Public contact information

Email and phone options ranked, with step-by-step setup for org-owned numbers.

Public contact information builds donor trust and meets the expectations of regulators and charity-rating platforms. A charity with no findable way to reach it looks abandoned — or worse, fraudulent. FFC scores contact info per key person, so it’s worth getting right.

Email options, best to worst

  1. Org-domain email (e.g. president@yourcharity.org) — best, and what FFC sets up automatically at launch. Nothing signals legitimacy like email on your own domain.
  2. Org-owned Gmail (e.g. yourcharity@gmail.com) — acceptable as an interim, as long as the organization controls the account, not an individual.
  3. Personal email — a last resort. It ties the charity to one person and disappears when they do.
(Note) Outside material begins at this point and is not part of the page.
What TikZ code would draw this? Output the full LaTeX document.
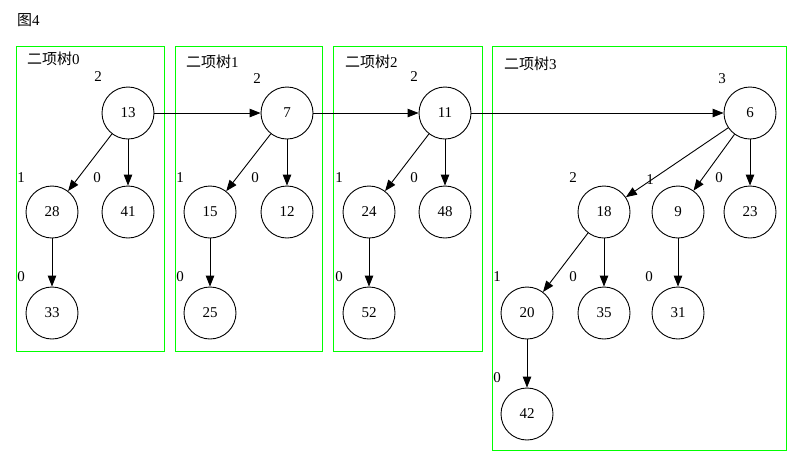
\documentclass[tikz,border=0pt]{standalone}
\usepackage{fontspec}
\setmainfont{Liberation Serif}
\newfontfamily\cjk{Noto Sans CJK SC}
\usetikzlibrary{arrows.meta}
\begin{document}
\begin{tikzpicture}[x=1pt,y=-1pt,
  tnode/.style={circle,draw,line width=0.9pt,minimum size=52pt,inner sep=0pt,font=\fontsize{15}{17}\selectfont},
  edge/.style={line width=0.9pt,-{Triangle[length=11pt,width=8.5pt]}},
  cluster/.style={draw=green,line width=1pt},
  lbl/.style={inner sep=0pt,font=\fontsize{15}{17}\selectfont},
  ctitle/.style={inner sep=0pt,font=\fontsize{15}{17}\selectfont,anchor=west}]
\useasboundingbox (0,0) rectangle (803,467);
% clusters
\draw[cluster] (16,46) rectangle (164,351);
\draw[cluster] (175,46) rectangle (322,351);
\draw[cluster] (333,46) rectangle (482,351);
\draw[cluster] (492,46) rectangle (786,450);
% titles
\node[ctitle] (fig) at (17,20) {{\cjk 图}4};
\node[ctitle] (t0) at (27,59) {{\cjk 二项树}0};
\node[ctitle] (t1) at (186,62) {{\cjk 二项树}1};
\node[ctitle] (t2) at (345,62) {{\cjk 二项树}2};
\node[ctitle] (t3) at (504,64) {{\cjk 二项树}3};
% nodes
\node[tnode] (n13) at (128,113) {13};
\node[tnode] (n28) at (52,212) {28};
\node[tnode] (n41) at (128,212) {41};
\node[tnode] (n33) at (52,313) {33};
\node[tnode] (n7) at (287,113) {7};
\node[tnode] (n15) at (210,212) {15};
\node[tnode] (n12) at (287,212) {12};
\node[tnode] (n25) at (210,313) {25};
\node[tnode] (n11) at (445,113) {11};
\node[tnode] (n24) at (369,212) {24};
\node[tnode] (n48) at (445,212) {48};
\node[tnode] (n52) at (369,313) {52};
\node[tnode] (n6) at (750,113) {6};
\node[tnode] (n18) at (604,212) {18};
\node[tnode] (n9) at (678,212) {9};
\node[tnode] (n23) at (750,212) {23};
\node[tnode] (n20) at (527,313) {20};
\node[tnode] (n35) at (604,313) {35};
\node[tnode] (n31) at (678,313) {31};
\node[tnode] (n42) at (527,414) {42};
% degree labels
\node[lbl] (d13) at (98,77) {2};
\node[lbl] (d28) at (21,178) {1};
\node[lbl] (d41) at (97,178) {0};
\node[lbl] (d33) at (21,277) {0};
\node[lbl] (d7) at (257,79) {2};
\node[lbl] (d15) at (180,178) {1};
\node[lbl] (d12) at (255,178) {0};
\node[lbl] (d25) at (180,277) {0};
\node[lbl] (d11) at (414,77) {2};
\node[lbl] (d24) at (339,178) {1};
\node[lbl] (d48) at (414,178) {0};
\node[lbl] (d52) at (339,277) {0};
\node[lbl] (d6) at (722,79) {3};
\node[lbl] (d18) at (573,178) {2};
\node[lbl] (d9l) at (650,180) {1};
\node[lbl] (d9) at (719,178) {0};
\node[lbl] (d20) at (497,277) {1};
\node[lbl] (d35) at (573,277) {0};
\node[lbl] (d31) at (649,277) {0};
\node[lbl] (d42) at (497,378) {0};
% edges
\draw[edge] (n13) -- (n28);
\draw[edge] (n13) -- (n41);
\draw[edge] (n28) -- (n33);
\draw[edge] (n7) -- (n15);
\draw[edge] (n7) -- (n12);
\draw[edge] (n15) -- (n25);
\draw[edge] (n11) -- (n24);
\draw[edge] (n11) -- (n48);
\draw[edge] (n24) -- (n52);
\draw[edge] (n6) -- (n18);
\draw[edge] (n6) -- (n9);
\draw[edge] (n6) -- (n23);
\draw[edge] (n18) -- (n20);
\draw[edge] (n18) -- (n35);
\draw[edge] (n9) -- (n31);
\draw[edge] (n20) -- (n42);
\draw[edge] (n13) -- (n7);
\draw[edge] (n7) -- (n11);
\draw[edge] (n11) -- (n6);
\end{tikzpicture}
\end{document}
Phone options, best to worst

  1. Org-specific number — Google Voice for Business, Microsoft Teams Business Voice, T-Mobile DIGITS for Business, or a real PBX. Owned by the org, forwards to whoever is on duty.
  2. Personal cell — workable for a brand-new charity, but plan to move off it.
  3. Landline — fine but increasingly rare.
  4. No phone — scored negatively; donors expect a way to call.

Set up Google Voice with a charity-owned account

  1. Create or use your organization’s Google account (not a personal one).
  2. Go to voice.google.com, choose a number in your area, and link it to the org account.
  3. Set call forwarding to the volunteer or officer currently on duty.
  4. Publish the number on your site and in your intake — calls and texts route to the org.

Set up Microsoft Teams Business Voice

  1. In your Microsoft 365 nonprofit tenant, assign a Teams Phone license (FFC helps eligible charities obtain nonprofit licensing).
  2. Acquire or port a phone number in the Teams admin center.
  3. Assign the number to a shared “main line” resource account or a call queue.
  4. Route incoming calls to the right people via a call queue or auto-attendant.

Set up T-Mobile DIGITS for Business

  1. From a T-Mobile for Business account, add a DIGITS line for the organization.
  2. Share the line across officers’ devices so any of them can answer.
  3. Keep the number with the org account, independent of any one person’s SIM.

How this affects your readiness score

Each required contact (org main contact, President, Secretary, Treasurer) is scored on both phone and email type. Org-specific numbers and org-domain email earn the most; missing contact info for a required role is penalized. Optional officers can only help, never hurt. At launch, FFC provisions org-domain email for you, so that portion of the score lifts automatically. See the methodology page for exact values.